Reproduce the material below line by line, beginning with its first line and ending with the line that contains "ax.bar(x, values, width=0.4, color='#4472c4', zorder=3)"; leave out pictures.

Start of STORED DATA

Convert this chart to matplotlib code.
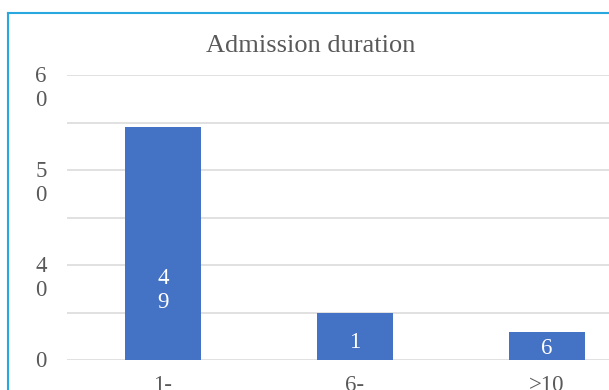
import matplotlib.pyplot as plt
from matplotlib.lines import Line2D
import matplotlib.transforms as mtransforms

categories = ["1-", "6-", ">10"]
values = [49, 10, 6]
bar_labels = ["4\n9", "1", "6"]
ytick_values = [0, 20, 40, 60]
ytick_labels = ["0", "4\n0", "5\n0", "6\n0"]

plt.rcParams['font.family'] = ['Liberation Serif', 'DejaVu Serif']

W, H = 609, 390
fig = plt.figure(figsize=(W / 100, H / 100), dpi=100)
fig.patch.set_facecolor('white')

# axes area runs off the right edge like the cropped original
left, right, bottom, top = 67, 643, 360, 75
ax = fig.add_axes([left / W, (H - bottom) / H, (right - left) / W, (bottom - top) / H])
ax.set_xlim(-0.5, 2.5)
ax.set_ylim(0, 60)

x = list(range(len(categories)))
ax.bar(x, values, width=0.4, color='#4472c4', zorder=3)

for v in range(0, 61, 10):
    ax.axhline(v, color='#d9d9d9', linewidth=1.1, zorder=1)

for s in ax.spines.values():
    s.set_visible(False)
ax.set_yticks([])
ax.set_xticks(x)
ax.set_xticklabels(categories, fontsize=16.5, color='#595959')
ax.tick_params(axis='x', length=0, pad=11)

trans = mtransforms.blended_transform_factory(ax.transAxes, ax.transData)
shift = mtransforms.ScaledTranslation(0, 9 / 100, fig.dpi_scale_trans)
for val, lab in zip(ytick_values, ytick_labels):
    # first line sits on the gridline, second line hangs below
    ax.text(-0.045, val, lab, transform=trans + shift, ha='center', va='top',
            fontsize=16.5, color='#595959', linespacing=1.2,
            clip_on=False)

label_frac = [0.3, 0.36, 0.4]
for xi, v, lab, f in zip(x, values, bar_labels, label_frac):
    ax.text(xi, v * f, lab, ha='center', va='center', color='white',
            fontsize=16.5, linespacing=1.2, zorder=4)

fig.text(311 / W, 1 - 46 / H, "Admission duration", ha='center', va='center',
         fontsize=19, color='#595959')

# chart border (left and top edges visible)
bc = '#29a8e0'
fig.add_artist(Line2D([8 / W, 8 / W], [0, 1 - 13 / H], color=bc, linewidth=1.5,
                      transform=fig.transFigure))
fig.add_artist(Line2D([8 / W, 1], [1 - 13 / H, 1 - 13 / H], color=bc, linewidth=1.5,
                      transform=fig.transFigure))

fig.savefig('out.png', dpi=100)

End of STORED DATA

■ OUTPUT FOR THIS TASK ■
Convert this chart to matplotlib code.
import matplotlib.pyplot as plt
from matplotlib.lines import Line2D
import matplotlib.transforms as mtransforms

categories = ["1-", "6-", ">10"]
values = [49, 10, 6]
bar_labels = ["4\n9", "1", "6"]
ytick_values = [0, 20, 40, 60]
ytick_labels = ["0", "4\n0", "5\n0", "6\n0"]

plt.rcParams['font.family'] = ['Liberation Serif', 'DejaVu Serif']

W, H = 609, 390
fig = plt.figure(figsize=(W / 100, H / 100), dpi=100)
fig.patch.set_facecolor('white')

# axes area runs off the right edge like the cropped original
left, right, bottom, top = 67, 643, 360, 75
ax = fig.add_axes([left / W, (H - bottom) / H, (right - left) / W, (bottom - top) / H])
ax.set_xlim(-0.5, 2.5)
ax.set_ylim(0, 60)

x = list(range(len(categories)))
ax.bar(x, values, width=0.4, color='#4472c4', zorder=3)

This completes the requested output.